▸ **What the task asks**
Output only the lines from the line holding "What matplotlib code" through the close of the records, exactly as they appear, with all pictures omitted.

Entries with chart source code:
--- begin ---
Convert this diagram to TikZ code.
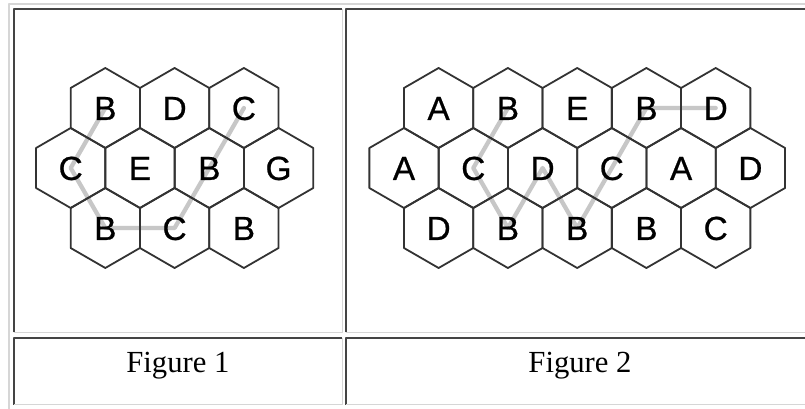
\documentclass[tikz,border=0pt]{standalone}
\usepackage{fontspec}
\setmainfont{Liberation Serif}
\newfontfamily\cellfont[FakeBold=0.7]{Liberation Sans}
\usepackage{tikz}
\definecolor{cccccc}{rgb}{0.78,0.78,0.78}
\definecolor{dcdcdc}{rgb}{0.84,0.84,0.84}
\definecolor{uuuuuu}{rgb}{0.26666666666666666,0.26666666666666666,0.26666666666666666}
\definecolor{tttttt}{rgb}{0.2,0.2,0.2}

\begin{document}
\begin{tikzpicture}[line cap=round,line join=round,x=0.75pt,y=-0.75pt,
  hexcell/.style={line width=1.35pt,color=tttttt},
  route/.style={line width=3.2pt,color=cccccc},
  letter/.style={font=\cellfont\fontsize{25}{25}\selectfont,inner sep=0pt,text height=17.9pt,text depth=0pt},
  caption/.style={font=\fontsize{23}{23}\selectfont,inner sep=0pt,anchor=base}]
\useasboundingbox (0,0) rectangle (805,409);
\clip (0,0) rectangle (805,409);
\fill [white] (0,0) rectangle (805,409);
\draw [line width=1.2pt,color=dcdcdc,line cap=butt] (9,409) -- (9,4) -- (805,4);
\foreach \l/\t/\r/\b in {13.5/9.2/342.3/332.3, 346.3/9.2/814/332.3, 13.5/337.7/342.3/404.5, 346.3/337.7/814/404.5}
{
\draw [line width=1.5pt,color=uuuuuu,line cap=butt] (\l,\b) -- (\l,\t) -- (\r,\t);
\draw [line width=1.1pt,color=dcdcdc,line cap=butt] (\r,\t) -- (\r,\b) -- (\l,\b);
}
\foreach \n/\x/\y in {p11/105.3/108, p12/174.6/108, p13/243.9/108,
  p21/70.7/168, p22/140/168, p23/209.3/168, p24/278.6/168,
  p31/105.3/228, p32/174.6/228, p33/243.9/228,
  q11/438.6/108, q12/507.9/108, q13/577.2/108, q14/646.4/108, q15/715.7/108,
  q21/404/168, q22/473.3/168, q23/542.6/168, q24/611.8/168, q25/681.1/168, q26/750.4/168,
  q31/438.6/228, q32/507.9/228, q33/577.2/228, q34/646.4/228, q35/715.7/228}
  \coordinate (\n) at (\x,\y);
\draw [route] (p11) -- (p21) -- (p31) -- (p32) -- (p23) -- (p13);
\draw [route] (q12) -- (q22) -- (q32) -- (q23) -- (q33) -- (q24) -- (q14) -- (q15);
\foreach \n/\t in {p11/B, p12/D, p13/C, p21/C, p22/E, p23/B, p24/G, p31/B, p32/C, p33/B,
  q11/A, q12/B, q13/E, q14/B, q15/D, q21/A, q22/C, q23/D, q24/C, q25/A, q26/D,
  q31/D, q32/B, q33/B, q34/B, q35/C}
{
\draw [hexcell,shift={(\n)}] (90:40) -- (30:40) -- (-30:40) -- (-90:40) -- (-150:40) -- (150:40) -- cycle;
\node [letter] (\n-t) at (\n) {\t};
}
\node [caption] (cap1) at (177.9,372.5) {Figure 1};
\node [caption] (cap2) at (580,372.5) {Figure 2};
\end{tikzpicture}
\end{document}
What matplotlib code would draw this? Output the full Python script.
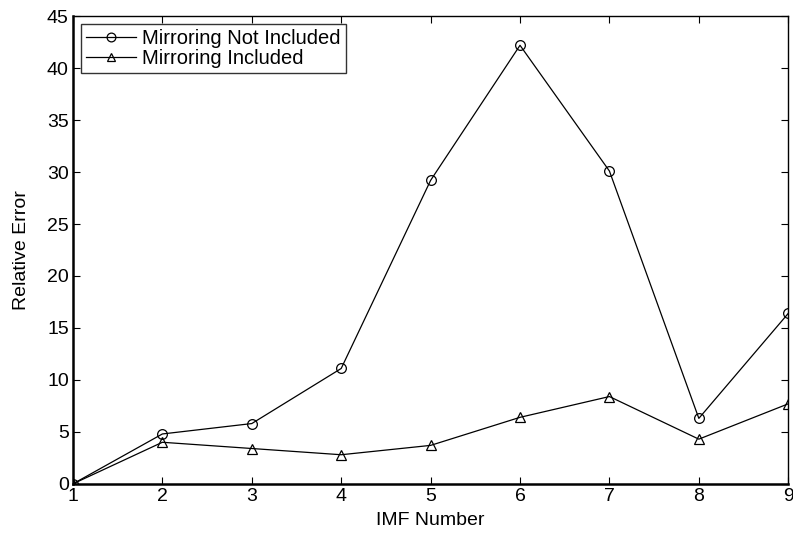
import numpy as np
import matplotlib.pyplot as plt

plt.rcParams['font.family'] = ['Liberation Sans', 'DejaVu Sans']

# datos
imf = [1, 2, 3, 4, 5, 6, 7, 8, 9]
sin_espejo = [0.0, 4.8, 5.8, 11.1, 29.2, 42.2, 30.1, 6.3, 16.4]
con_espejo = [0.0, 4.0, 3.4, 2.8, 3.7, 6.4, 8.4, 4.3, 7.7]

fig = plt.figure(figsize=(7.93, 5.40), dpi=100)
ax = fig.add_axes([0.092, 0.104, 0.902, 0.866])

ax.plot(imf, sin_espejo, 'k-', marker='o', mfc='none', mec='k', ms=7, lw=0.9,
        mew=0.9, label='Mirroring Not Included')
ax.plot(imf, con_espejo, 'k-', marker='^', mfc='none', mec='k', ms=7, lw=0.9,
        mew=0.9, label='Mirroring Included')

ax.set_xlim(1, 9)
ax.set_ylim(0, 45)
ax.set_xticks(range(1, 10))
ax.set_yticks(range(0, 50, 5))
ax.tick_params(direction='in', top=True, right=True, labelsize=14, length=5, width=0.8, pad=3)
for s in ax.spines.values():
    s.set_linewidth(1.0)
ax.spines['left'].set_linewidth(1.8)
ax.spines['bottom'].set_linewidth(1.8)

ax.set_xlabel('IMF Number', fontsize=14, labelpad=5)
ax.set_ylabel('Relative Error', fontsize=14, labelpad=12)

# texto algo más ancho para acercarse al ancho de la leyenda original
leg = ax.legend(loc='upper left', fontsize=14.5, fancybox=False, edgecolor='k',
                borderpad=0.25, labelspacing=0.05, handlelength=2.5, borderaxespad=0.38,
                handletextpad=0.3, markerscale=0.9)
leg.get_frame().set_linewidth(1.0)

fig.savefig('out.png', dpi=100)
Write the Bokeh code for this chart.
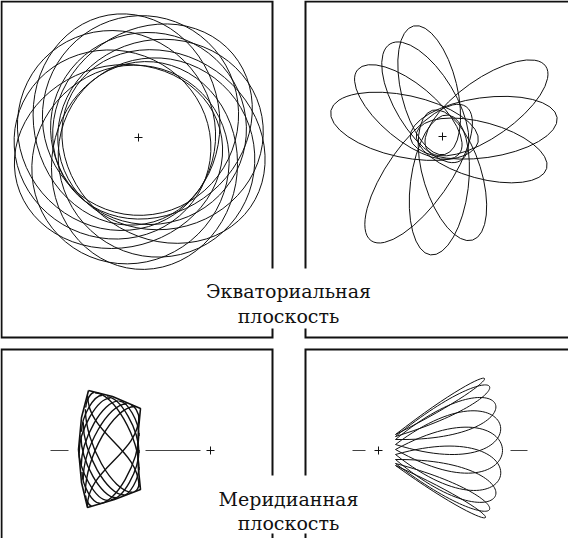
--- end ---
▸ **Worked answer**
What matplotlib code would draw this? Output the full Python script.
import numpy as np
import matplotlib.pyplot as plt

plt.rcParams['font.family'] = ['Liberation Sans', 'DejaVu Sans']

# datos
imf = [1, 2, 3, 4, 5, 6, 7, 8, 9]
sin_espejo = [0.0, 4.8, 5.8, 11.1, 29.2, 42.2, 30.1, 6.3, 16.4]
con_espejo = [0.0, 4.0, 3.4, 2.8, 3.7, 6.4, 8.4, 4.3, 7.7]

fig = plt.figure(figsize=(7.93, 5.40), dpi=100)
ax = fig.add_axes([0.092, 0.104, 0.902, 0.866])

ax.plot(imf, sin_espejo, 'k-', marker='o', mfc='none', mec='k', ms=7, lw=0.9,
        mew=0.9, label='Mirroring Not Included')
ax.plot(imf, con_espejo, 'k-', marker='^', mfc='none', mec='k', ms=7, lw=0.9,
        mew=0.9, label='Mirroring Included')

ax.set_xlim(1, 9)
ax.set_ylim(0, 45)
ax.set_xticks(range(1, 10))
ax.set_yticks(range(0, 50, 5))
ax.tick_params(direction='in', top=True, right=True, labelsize=14, length=5, width=0.8, pad=3)
for s in ax.spines.values():
    s.set_linewidth(1.0)
ax.spines['left'].set_linewidth(1.8)
ax.spines['bottom'].set_linewidth(1.8)

ax.set_xlabel('IMF Number', fontsize=14, labelpad=5)
ax.set_ylabel('Relative Error', fontsize=14, labelpad=12)

# texto algo más ancho para acercarse al ancho de la leyenda original
leg = ax.legend(loc='upper left', fontsize=14.5, fancybox=False, edgecolor='k',
                borderpad=0.25, labelspacing=0.05, handlelength=2.5, borderaxespad=0.38,
                handletextpad=0.3, markerscale=0.9)
leg.get_frame().set_linewidth(1.0)

fig.savefig('out.png', dpi=100)
Write the Bokeh code for this chart.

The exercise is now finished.